Один из наиболее интересных аргументов в пользу запредельного фанерону субстрата принадлежит Райхенбаху. Опираясь на образ пещеры у Платона, Райхенбах предлагает такой образ: пусть наша вселенная состоит полностью из чудовищного большого куба с полупрозрачными сторонами. Вне куба летают птицы, но мы видим их тени на сторонах и вершине куба. И мы думаем сначала, что тени это и есть реальность. Постепенно, после наблюдения множества закономерностей в появлении теней, выходит Коперник и говорит нам, что тени являются следствием объектов – в данном случае птиц, – которые существуют вне куба.
Теперь представим себе, что куб съежился до пределов кожи нашего тела. Мы имеем теперь, говорит Райхенбах, полезную аналогию с человеческим восприятием. Ясно, что все, что мы знаем о мире вне нас, выводится из того, что находится внутри нашей кожи или, скорее, внутри нашего черепа, где интерпретируются чувственные данные. Но регулярность полетов птиц на сетчатке наших глаз поддерживают гипотезу о том, что вне наших глаз находится мир, независимый от нашего внутреннего опыта. Эта гипотеза имеет огромную объяснительную и предсказательную силу. Кроме того, эта теория чрезвычайно проста и, как следует из правила бритвы Оккама, предпочтительна по сравнению с более сложными теориями. Эмпирически она подтверждается наравне с другими теориями, то есть нисколько не хуже их в этом отношении. Hа самом деле она даже лучше, ибо все человеческие существа подтверждают ее каждой минутой своей жизни. Мы не можем сказать, что гипотеза абсолютно доказана, но она настолько близка к этому, насколько вообще может быть близка к доказательству любая гипотеза.
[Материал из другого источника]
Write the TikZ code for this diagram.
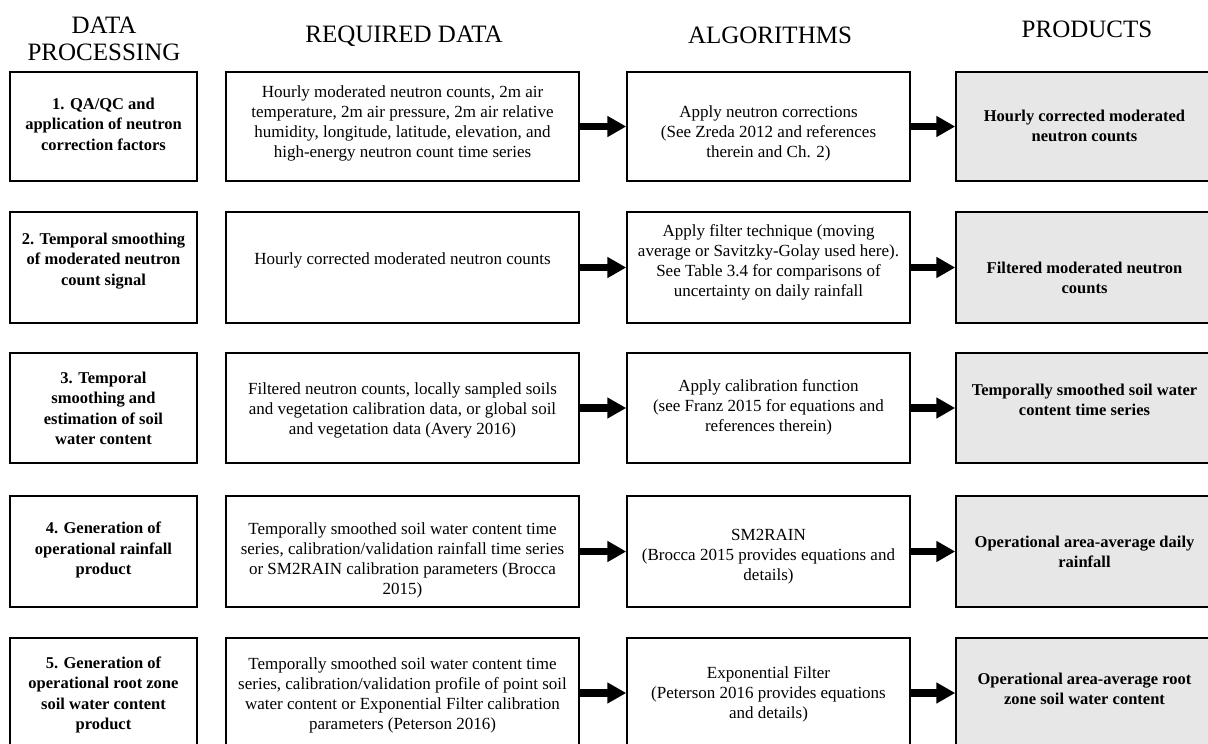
\documentclass[tikz,border=0pt]{standalone}
\usepackage{fontspec}
\setmainfont{Liberation Serif}
\usetikzlibrary{arrows.meta}
\definecolor{prodgray}{RGB}{231,231,231}
\begin{document}
\begin{tikzpicture}[x=1pt,y=-1pt,
  boxbase/.style={draw=black, line width=1.5pt, rectangle, inner sep=0pt},
  procbox/.style={boxbase, minimum width=187pt, minimum height=#1pt},
  databox/.style={boxbase, minimum width=353pt, minimum height=#1pt},
  algbox/.style={boxbase, minimum width=283pt, minimum height=#1pt},
  prodbox/.style={boxbase, fill=prodgray, minimum width=258pt, minimum height=#1pt},
  txt/.style={align=center, font=\fontsize{17}{20}\selectfont, inner sep=0pt},
  btxt/.style={align=center, font=\fontsize{16.5}{20.5}\selectfont\bfseries, inner sep=0pt},
  head/.style={align=center, font=\fontsize{25}{27}\selectfont, inner sep=0pt},
  bigarrow/.style={line width=7.5pt, -{Triangle[length=19pt,width=20pt]}}
]
\useasboundingbox (0,0) rectangle (1208,744);
\clip (0,0) rectangle (1208,744);

% headers
\node[head] (h1) at (104,38.5) {DATA\\PROCESSING};
\node[head, anchor=base] (h2) at (404,42.3) {REQUIRED DATA};
\node[head, anchor=base] (h3) at (770,43.3) {ALGORITHMS};
\node[head, anchor=base] (h4) at (1087,37.3) {PRODUCTS};

% boxes
\node[procbox=109] (p1) at (103.5,126.5) {};
\node[procbox=111] (p2) at (103.5,267.5) {};
\node[procbox=110] (p3) at (103.5,408) {};
\node[procbox=111] (p4) at (103.5,551.5) {};
\node[procbox=110] (p5) at (103.5,693) {};

\node[databox=109] (d1) at (402.5,126.5) {};
\node[databox=111] (d2) at (402.5,267.5) {};
\node[databox=110] (d3) at (402.5,408) {};
\node[databox=111] (d4) at (402.5,551.5) {};
\node[databox=110] (d5) at (402.5,693) {};

\node[algbox=109] (a1) at (768.5,126.5) {};
\node[algbox=111] (a2) at (768.5,267.5) {};
\node[algbox=110] (a3) at (768.5,408) {};
\node[algbox=111] (a4) at (768.5,551.5) {};
\node[algbox=110] (a5) at (768.5,693) {};

\node[prodbox=109] (o1) at (1085,126.5) {};
\node[prodbox=111] (o2) at (1085,267.5) {};
\node[prodbox=110] (o3) at (1085,408) {};
\node[prodbox=111] (o4) at (1085,551.5) {};
\node[prodbox=110] (o5) at (1085,693) {};

% texts: data processing
\node[btxt] (tp1) at (103.5,124) {1. QA/QC and\\application of neutron\\correction factors};
\node[btxt] (tp2) at (103.5,261) {2. Temporal smoothing\\of moderated neutron\\count signal};
\node[btxt] (tp3) at (103.5,408.5) {3. Temporal\\smoothing and\\estimation of soil\\water content};
\node[btxt] (tp4) at (103.5,550) {4. Generation of\\operational rainfall\\product};
\node[btxt] (tp5) at (103.5,695) {5. Generation of\\operational root zone\\soil water content\\product};

% texts: required data
\node[txt] (td1) at (402.5,123.5) {Hourly moderated neutron counts, 2m air\\temperature, 2m air pressure, 2m air relative\\humidity, longitude, latitude, elevation, and\\high-energy neutron count time series};
\node[txt] (td2) at (402.5,260) {Hourly corrected moderated neutron counts};
\node[txt] (td3) at (402.5,410) {Filtered neutron counts, locally sampled soils\\and vegetation calibration data, or global soil\\and vegetation data (Avery 2016)};
\node[txt] (td4) at (402.5,560) {Temporally smoothed soil water content time\\series, calibration/validation rainfall time series\\or SM2RAIN calibration parameters (Brocca\\2015)};
\node[txt] (td5) at (402.5,695) {Temporally smoothed soil water content time\\series, calibration/validation profile of point soil\\water content or Exponential Filter calibration\\parameters (Peterson 2016)};

% texts: algorithms
\node[txt] (ta1) at (768.5,133) {Apply neutron corrections\\(See Zreda 2012 and references\\therein and Ch. 2)};
\node[txt] (ta2) at (768.5,262) {Apply filter technique (moving\\average or Savitzky-Golay used here).\\See Table 3.4 for comparisons of\\uncertainty on daily rainfall};
\node[txt] (ta3) at (768.5,407) {Apply calibration function\\(see Franz 2015 for equations and\\references therein)};
\node[txt] (ta4) at (768.5,557) {SM2RAIN\\(Brocca 2015 provides equations and\\details)};
\node[txt] (ta5) at (768.5,694) {Exponential Filter\\(Peterson 2016 provides equations\\and details)};

% texts: products
\node[btxt] (to1) at (1084.5,126) {Hourly corrected moderated\\neutron counts};
\node[btxt] (to2) at (1084.5,278) {Filtered moderated neutron\\counts};
\node[btxt] (to3) at (1084.5,400) {Temporally smoothed soil water\\content time series};
\node[btxt] (to4) at (1084.5,552) {Operational area-average daily\\rainfall};
\node[btxt] (to5) at (1084.5,689) {Operational area-average root\\zone soil water content};

% arrows
\foreach \i in {1,...,5}{
  \draw[bigarrow] (d\i.east) -- (a\i.west);
  \draw[bigarrow] (a\i.east) -- (o\i.west);
}
\end{tikzpicture}
\end{document}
Неверно, говорит Райхенбах, что эта гипотеза не имеет преимуществ по сравнению с субъективистским взглядом. Во-первых, для человека, который ее утверждает, она значит нечто совершенно отличное. Одно дело верить в то, что кроме теней птиц на крыше Райхенбаховского куба ничего не существует, и совсем другое – верить, что они представляют собой тени чего-то существующего вне куба; и совсем уж другое дело верить в то, что выяснять, какая точка зрения истинна, не имеет смысла. Мы никогда не сможем доказать феноменологу, что тени создаются птицами, которые находятся снаружи. Даже если мы просверлим дырку в крыше, и через нее увидим порхающих птиц, он все равно сможет утверждать, что птицы – это иллюзии, вызванные тенями, и, следовательно, менее реальны, чем тени.
Я обнаружил, что термин "реализм" в истории философии имел столько значений, что пока не остановишься на каком-то варианте определения и не будешь придерживаться его с крайней точностью, употреблять его почти бесполезно. Я обнаружил также, что было много школ реализма, каждая из которых претендовала на то, что описывает сложную причинную цепь событий, идущих от "внешних" объектов к объектам восприятия ума.